No flame from me, sir. Knowledge-based businesses are different. That said, the frameworks are agnostic to the type of business. TOGAF is just as applicable, for example, to a company like General Motors as it is to a company like Microsoft.

As far as Motion goes, it has been out of beta for a long time. Look up references to Microsoft MSBA (Microsoft Services Business Architecture). That name is already obsolete, unfortunately, as the entire method has been enveloped within a series of offerings called ITAP. Your local Microsoft office will have more details on the positioning of ITAP. But it is definitely built on top of Motion/MSBA.

As for FEAF-- I'm very aware of it. Some mature thinking there. I've used FEAF in many things I've done, and I like it, but it does take some time to remove the "government-speak" from the language of the framework in order to make it useful in a commercial context.

As for Osterwalder's Business Model Canvas -- I used it as a key input to the EBMM nearly three years ago now. Most folks have yet to understand how this affects EA, but I'm doing what I can to explain it. Tom gets it... no surprise there.

Last note: Both Gartner and Forrester ARE knowledge-based businesses. They do understand. But both are paid to provide input to the CIO of large companies. Business Architecture, to truly be effective, requires them to speak to other senior leaders, and that isn't their business model. Don't look to them to lead in this field.

Bumbo said...

Alexander, I have read all your blog and It is totally inspiring. I want to start a blog now.
I am a strong advocate against the process only view of business. And I believe that the attempt to make holistic framework by engineers failed because of their naive understanding of wheels of business

Operation's role is exactly about streamlining part of the business that are manufacturing based (relying on Process and Technology capabilities or what McKinsey call structures and systems), some part of the business apply knowledge based capabilities and cannot be put into processes that make sense (What McKinsey call all the other S's of Its 7s framework excepted strategy).

This is also why 99% of the time, EA work end up in Enterprise Wide Automation Architecture where Automation is mainly brought by automating processes with IT. The EWITA vs EA debate is not relevant for that reason. There cannot be an architect who have KNOWLEDGE to enhance ALL the capabilities.

For instance in the Motion slidepack one assumption is really mechanistic and totally stupid for any one that really made business. "2. Capabilities that don’t add value can be eliminated" slide 5. Accounting, Compliance, Facilities....don't add value can you remove them?
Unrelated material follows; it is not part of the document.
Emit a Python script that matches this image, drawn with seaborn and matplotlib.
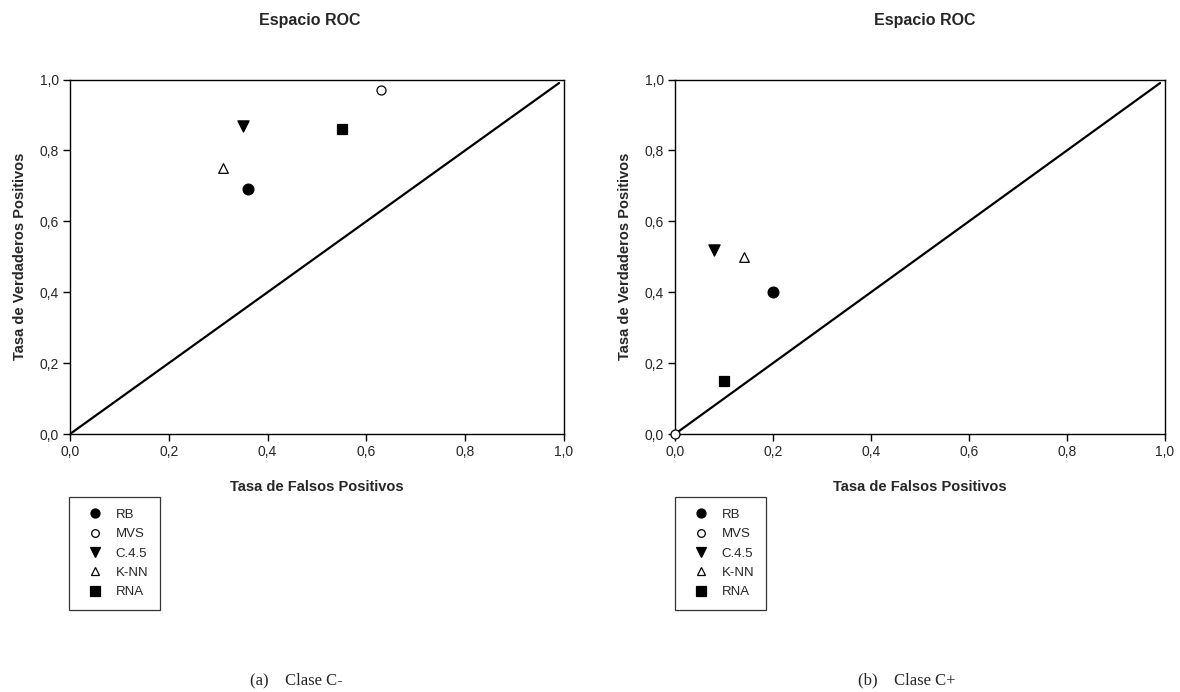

No because, a set of business rules (the code of business law) constrains you to provide employees chairs, to comply with regulatory frameworks, to negotiate with Labour Unions, to provide financial statements even though your company is financially healthy etc...

The exact reason for that is that an enterprise is not a simple manufacture It is built essential of Human Capital from several side with different interest: Customers (The market), Investor(The capital market), Employees (The job market) and Citizens (The regulators and Legislative bodies).